Commentator Mark Levin was among conservative pundits lauding Trump’s decision, saying that Iran was dealt a loss for “the first time since the Reagan administration,” something which “no doubt this infuriates the Democrats and the Democrat Party-press, which has been trashing the president for days.” Republicans have meanwhile criticized the mainstream media for appearing to glamorize Soleimani, the leader of Iran’s Quds Force, while accusing Democrats of siding with an enemy regime out of blind hatred for the president.
Turning the page on Iran policy
Rather than starting a war, Trump’s strike showed strength against Iranian aggression for the first time since 1979, many Republicans have said. A handful of Republicans have crossed the aisle in disagreement, however — namely, Sens. Rand Paul (R-KY) and Mike Lee (R-UT), who walked out of an intelligence briefing on the strike Wednesday complaining that the administration’s rationale for the strike was lacking, according to The Hill.
But most Republicans have praised Trump for showing strength — and then restraint, by not seeking further military action — against Iran that is unprecedented since the regime was first established when Jimmy Carter was president.
In his speech on the subject Wednesday, Trump extended the possibility of a peaceful and prosperous future for Iran — but insisted that he would impose more economic sanctions until leadership there changes its behavior, adding that he would ask NATO, which he has often bashed as obsolete, to get more involved in the Middle East. He said:
For far too long — all the way back to 1979, to be exact — nations have tolerated Iran’s destructive and destabilizing behavior in the Middle East and beyond. Those days are over. Iran has been the leading sponsor of terrorism, and their pursuit of nuclear weapons threatens the civilized world. We will never let that happen.
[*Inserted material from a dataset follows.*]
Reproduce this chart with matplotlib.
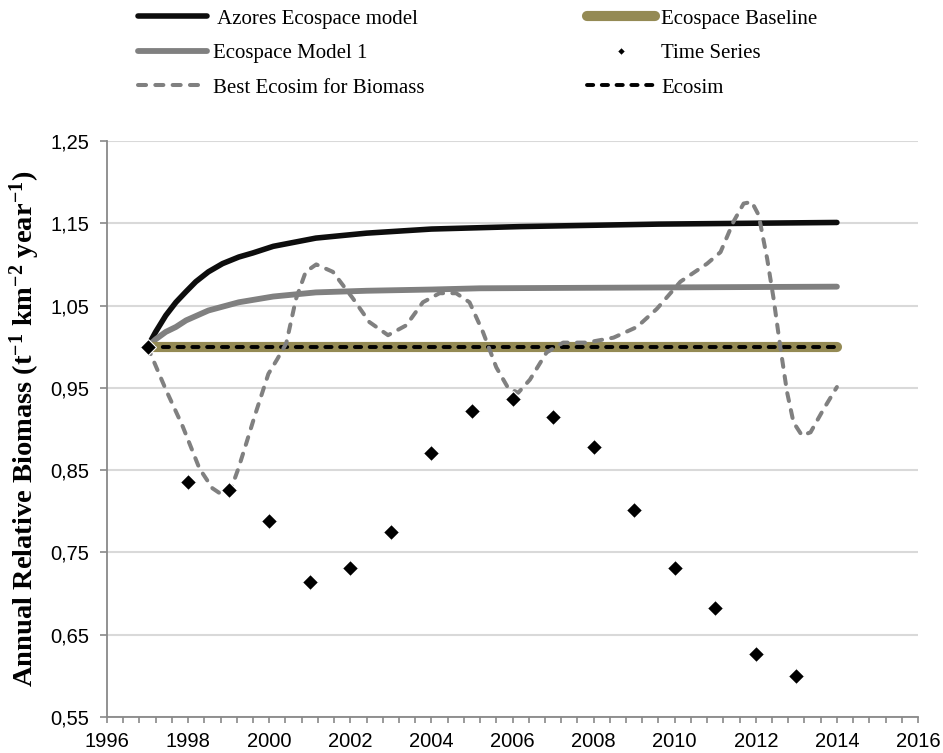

Trump also called on Western leaders to join America in leaving the nearly-defunct 2015 Iran nuclear deal and seek a new, better framework for limiting Iran’s proliferation aims. Supporters of Trump’s approach have said that he cowed Iran, maximizing leverage to strike a better deal.
Dems vote to limit Trump’s power
The Trump administration has argued that Soleimani was behind the deaths of hundreds of Americans and was planning more “imminent” threats when he died. But Democrats have questioned the intelligence justifying the strike, and the House on Thursday passed a War Powers Resolution limiting Trump’s authority to intervene against Iran, according to Fox.
Ahead of their vote, the president called on Republicans to oppose “Crazy Nancy Pelosi’s” resolution, which he called “just another Democrat fraud.” Trump tweeted approvingly of his former National Security adviser John Bolton’s assessment that the War Powers Resolution is unconstitutional, despite their public falling out last year.
It remains to be seen what happens next. But the worst has not come to pass, and according to many supporters of the president, Iran has never been weaker.